## start Data shown

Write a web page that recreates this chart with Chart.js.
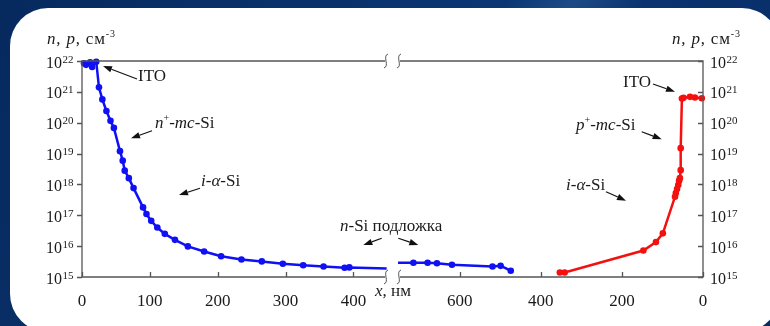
<!DOCTYPE html>
<html>
<head>
<meta charset="utf-8">
<script src="https://cdn.jsdelivr.net/npm/chart.js@4"></script>
<style>
  html, body { margin: 0; padding: 0; }
  body { width: 770px; height: 326px; overflow: hidden; position: relative;
         background: linear-gradient(115deg, #062a5e 0%, #0b3674 55%, #1d4a86 62%, #0a3370 70%, #072c62 100%); }
  #panel { position: absolute; left: 10px; top: 8px; width: 770px; height: 324px;
           background: #fff; border-radius: 38px; }
  canvas { position: absolute; left: 0; top: 0; }
  .lbl { position: absolute; font-family: "Liberation Serif", serif; font-size: 17px;
         line-height: 16px; color: #1a1a1a; white-space: nowrap; }
  .lbl sup { font-size: 10px; line-height: 0; vertical-align: 7px; }
  .ax { letter-spacing: 0.8px; }
</style>
</head>
<body>
<div id="panel"></div>
<canvas id="left" width="770" height="326"></canvas>
<canvas id="right" width="770" height="326"></canvas>

<div class="lbl ax" style="left:47px;top:31px"><i>n</i>, <i>p</i>, см<sup>-3</sup></div>
<div class="lbl ax" style="left:672px;top:31px"><i>n</i>, <i>p</i>, см<sup>-3</sup></div>
<div class="lbl" style="left:138px;top:68px">ITO</div>
<div class="lbl" style="left:155px;top:115px"><i>n</i><sup>+</sup>-<i>mc</i>-Si</div>
<div class="lbl" style="left:201px;top:173px"><i>i</i>-<i>α</i>-Si</div>
<div class="lbl" style="left:340px;top:218px"><i>n</i>-Si подложка</div>
<div class="lbl" style="left:375px;top:283px"><i>x</i>, нм</div>
<div class="lbl" style="left:623px;top:74px">ITO</div>
<div class="lbl" style="left:576px;top:117px"><i>p</i><sup>+</sup>-<i>mc</i>-Si</div>
<div class="lbl" style="left:566px;top:177px"><i>i</i>-<i>α</i>-Si</div>

<script>
// left part: n-mc-Si / i-a-Si / n-Si, x from 0 (left)
const leftX = [3, 6, 12, 15, 21, 25, 30, 36, 42, 47, 56, 60, 63, 69, 76, 90, 95, 102, 111, 122, 137, 156, 180, 205, 235, 265, 296, 326, 356, 387, 394, 449];
const leftN = [8.5e21, 7.5e21, 9e21, 6.4e21, 9.5e21, 1.4e21, 5.7e20, 2.4e20, 1.15e20, 6.8e19, 1.2e19, 5.9e18, 2.8e18, 1.6e18, 7.6e17, 1.8e17, 1.1e17, 6.6e16, 4e16, 2.5e16, 1.6e16, 9.8e15, 6.7e15, 4.7e15, 3.7e15, 3.2e15, 2.7e15, 2.4e15, 2.2e15, 2.0e15, 2.05e15, 1.9e15];

// right part (x counted from the right edge): substrate and p-side
const subX = [752, 714, 679, 656, 619, 519, 499, 474];
const subN = [2.9e15, 2.9e15, 2.9e15, 2.8e15, 2.5e15, 2.2e15, 2.3e15, 1.6e15];
const redX = [353, 341, 147, 116, 99, 69, 67, 64, 61, 59, 57, 55, 55, 52, 48, 32, 20, 3];
const redN = [1.4e15, 1.4e15, 7.2e15, 1.35e16, 2.6e16, 4e17, 5.3e17, 7.1e17, 9.5e17, 1.3e18, 1.6e18, 2.9e18, 1.5e19, 6.1e20, 6.4e20, 6.9e20, 6.6e20, 6.2e20];

const xTicksLeft = [0, 100, 200, 300, 400];
const xTicksRight = [0, 200, 400, 600];
const yExps = [15, 16, 17, 18, 19, 20, 21, 22];

const BLUE = '#1010f5';
const RED = '#f51010';
const AXIS = '#555';
const TXT = '#1a1a1a';

function pts(xs, ys) {
  return xs.map((x, i) => ({ x: x, y: ys[i] }));
}

function breakMark(ctx, x, y) {
  ctx.beginPath();
  ctx.moveTo(x + 2, y - 7);
  ctx.bezierCurveTo(x - 4, y - 5, x + 4, y + 5, x - 2, y + 7);
  ctx.stroke();
}

// axis frame, inward/outward ticks, 10^n labels
const framePlugin = {
  id: 'frame',
  afterDraw(chart, args, opts) {
    const ctx = chart.ctx;
    const a = chart.chartArea;
    const xs = chart.scales.x, ys = chart.scales.y;
    const left = opts.side === 'left';
    ctx.save();
    ctx.strokeStyle = AXIS;
    ctx.lineWidth = 1.3;
    ctx.beginPath();
    if (left) {
      ctx.moveTo(opts.lineEnd, a.top); ctx.lineTo(a.left, a.top);
      ctx.lineTo(a.left, a.bottom); ctx.lineTo(opts.lineEnd, a.bottom);
    } else {
      ctx.moveTo(opts.lineEnd, a.top); ctx.lineTo(a.right, a.top);
      ctx.lineTo(a.right, a.bottom); ctx.lineTo(opts.lineEnd, a.bottom);
    }
    ctx.stroke();
    // break marks
    ctx.lineWidth = 1;
    breakMark(ctx, opts.lineEnd + (left ? 1 : -1), a.top);
    breakMark(ctx, opts.lineEnd + (left ? 1 : -1), a.bottom);
    // x ticks (inward)
    ctx.lineWidth = 1.3;
    ctx.beginPath();
    opts.xTicks.forEach(v => {
      const px = Math.round(xs.getPixelForValue(v)) + 0.5;
      ctx.moveTo(px, a.bottom); ctx.lineTo(px, a.bottom - 5);
    });
    // y ticks
    yExps.forEach(e => {
      const py = Math.round(ys.getPixelForValue(Math.pow(10, e))) + 0.5;
      if (left) { ctx.moveTo(a.left, py); ctx.lineTo(a.left - 5, py); }
      else { ctx.moveTo(a.right, py); ctx.lineTo(a.right - 5, py); }
    });
    ctx.stroke();
    // y labels
    ctx.fillStyle = TXT;
    ctx.textBaseline = 'alphabetic';
    yExps.forEach(e => {
      const py = ys.getPixelForValue(Math.pow(10, e));
      const base = left ? a.left - 20 : a.right + 23;
      ctx.font = '16px "Liberation Serif"';
      ctx.textAlign = 'right';
      ctx.fillText('10', base, py + 6.5);
      ctx.font = '11px "Liberation Serif"';
      ctx.textAlign = 'left';
      ctx.fillText(String(e), base + 0.5, py + 1.5);
    });
    ctx.restore();
  }
};

const arrows = [
  [137, 79, 103, 66], [152, 130.7, 131, 138.3], [200, 188.3, 179, 195],
  [381.7, 238.3, 363.3, 245], [398.3, 238.3, 418.3, 245],
  [653, 84, 675, 91.7], [641.7, 131.7, 661.7, 139.3], [606, 191.7, 626, 200.7]
];

const arrowPlugin = {
  id: 'arrows',
  afterDraw(chart) {
    const ctx = chart.ctx;
    ctx.save();
    ctx.strokeStyle = '#111';
    ctx.fillStyle = '#111';
    ctx.lineWidth = 1.2;
    arrows.forEach(([x1, y1, x2, y2]) => {
      const ang = Math.atan2(y2 - y1, x2 - x1);
      const hl = 9, hw = 3.2;
      const bx = x2 - hl * Math.cos(ang), by = y2 - hl * Math.sin(ang);
      ctx.beginPath();
      ctx.moveTo(x1, y1); ctx.lineTo(bx, by);
      ctx.stroke();
      ctx.beginPath();
      ctx.moveTo(x2, y2);
      ctx.lineTo(bx + hw * Math.sin(ang), by - hw * Math.cos(ang));
      ctx.lineTo(bx - hw * Math.sin(ang), by + hw * Math.cos(ang));
      ctx.closePath();
      ctx.fill();
    });
    ctx.restore();
  }
};

function makeChart(id, datasets, side, xMax, xTicks, padding, lineEnd, extraPlugins) {
  const ctx = document.getElementById(id).getContext('2d');
  return new Chart(ctx, {
    type: 'line',
    data: { datasets: datasets },
    options: {
      responsive: false,
      animation: false,
      devicePixelRatio: 1,
      layout: { padding: padding },
      plugins: {
        legend: { display: false },
        tooltip: { enabled: false },
        frame: { side: side, xTicks: xTicks, lineEnd: lineEnd }
      },
      scales: {
        x: {
          type: 'linear',
          min: 0,
          max: xMax,
          reverse: side === 'right',
          grid: { display: false },
          border: { display: false },
          afterBuildTicks: s => { s.ticks = xTicks.map(v => ({ value: v })); },
          afterFit: s => { s.height = 49; },
          ticks: {
            color: TXT,
            padding: 6,
            maxRotation: 0,
            font: { family: 'Liberation Serif', size: 17 }
          }
        },
        y: {
          type: 'logarithmic',
          position: side,
          min: 1e15,
          max: 1e22,
          grid: { display: false },
          border: { display: false },
          ticks: { display: false },
          afterFit: s => { s.width = side === 'left' ? 82 : 67; }
        }
      }
    },
    plugins: [framePlugin].concat(extraPlugins)
  });
}

function series(xs, ys, color, noMarkFirst, noMarkLast) {
  return {
    data: pts(xs, ys),
    borderColor: color,
    backgroundColor: color,
    borderWidth: 2.5,
    pointRadius: ctx => {
      if (noMarkFirst && ctx.dataIndex === 0) return 0;
      if (noMarkLast && ctx.dataIndex === xs.length - 1) return 0;
      return 3.3;
    },
    pointBorderWidth: 0,
    tension: 0,
    clip: false
  };
}

makeChart('left',
  [series(leftX, leftN, BLUE, false, true)],
  'left', 451, xTicksLeft,
  { top: 61, right: 382, bottom: 0, left: 0 }, 385, []);

makeChart('right',
  [series(subX, subN, BLUE, true, false), series(redX, redN, RED, false, false)],
  'right', 752, xTicksRight,
  { top: 61, right: 0, bottom: 0, left: 398 }, 400, [arrowPlugin]);
</script>
</body>
</html>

## end Data shown

**Request**
Restate each line from the start of the listing through the line bearing "2.0e15, 2.05e15, 1.9e15];" word for word. Drop the pictures.

**Worked solution**
Write a web page that recreates this chart with Chart.js.
<!DOCTYPE html>
<html>
<head>
<meta charset="utf-8">
<script src="https://cdn.jsdelivr.net/npm/chart.js@4"></script>
<style>
  html, body { margin: 0; padding: 0; }
  body { width: 770px; height: 326px; overflow: hidden; position: relative;
         background: linear-gradient(115deg, #062a5e 0%, #0b3674 55%, #1d4a86 62%, #0a3370 70%, #072c62 100%); }
  #panel { position: absolute; left: 10px; top: 8px; width: 770px; height: 324px;
           background: #fff; border-radius: 38px; }
  canvas { position: absolute; left: 0; top: 0; }
  .lbl { position: absolute; font-family: "Liberation Serif", serif; font-size: 17px;
         line-height: 16px; color: #1a1a1a; white-space: nowrap; }
  .lbl sup { font-size: 10px; line-height: 0; vertical-align: 7px; }
  .ax { letter-spacing: 0.8px; }
</style>
</head>
<body>
<div id="panel"></div>
<canvas id="left" width="770" height="326"></canvas>
<canvas id="right" width="770" height="326"></canvas>

<div class="lbl ax" style="left:47px;top:31px"><i>n</i>, <i>p</i>, см<sup>-3</sup></div>
<div class="lbl ax" style="left:672px;top:31px"><i>n</i>, <i>p</i>, см<sup>-3</sup></div>
<div class="lbl" style="left:138px;top:68px">ITO</div>
<div class="lbl" style="left:155px;top:115px"><i>n</i><sup>+</sup>-<i>mc</i>-Si</div>
<div class="lbl" style="left:201px;top:173px"><i>i</i>-<i>α</i>-Si</div>
<div class="lbl" style="left:340px;top:218px"><i>n</i>-Si подложка</div>
<div class="lbl" style="left:375px;top:283px"><i>x</i>, нм</div>
<div class="lbl" style="left:623px;top:74px">ITO</div>
<div class="lbl" style="left:576px;top:117px"><i>p</i><sup>+</sup>-<i>mc</i>-Si</div>
<div class="lbl" style="left:566px;top:177px"><i>i</i>-<i>α</i>-Si</div>

<script>
// left part: n-mc-Si / i-a-Si / n-Si, x from 0 (left)
const leftX = [3, 6, 12, 15, 21, 25, 30, 36, 42, 47, 56, 60, 63, 69, 76, 90, 95, 102, 111, 122, 137, 156, 180, 205, 235, 265, 296, 326, 356, 387, 394, 449];
const leftN = [8.5e21, 7.5e21, 9e21, 6.4e21, 9.5e21, 1.4e21, 5.7e20, 2.4e20, 1.15e20, 6.8e19, 1.2e19, 5.9e18, 2.8e18, 1.6e18, 7.6e17, 1.8e17, 1.1e17, 6.6e16, 4e16, 2.5e16, 1.6e16, 9.8e15, 6.7e15, 4.7e15, 3.7e15, 3.2e15, 2.7e15, 2.4e15, 2.2e15, 2.0e15, 2.05e15, 1.9e15];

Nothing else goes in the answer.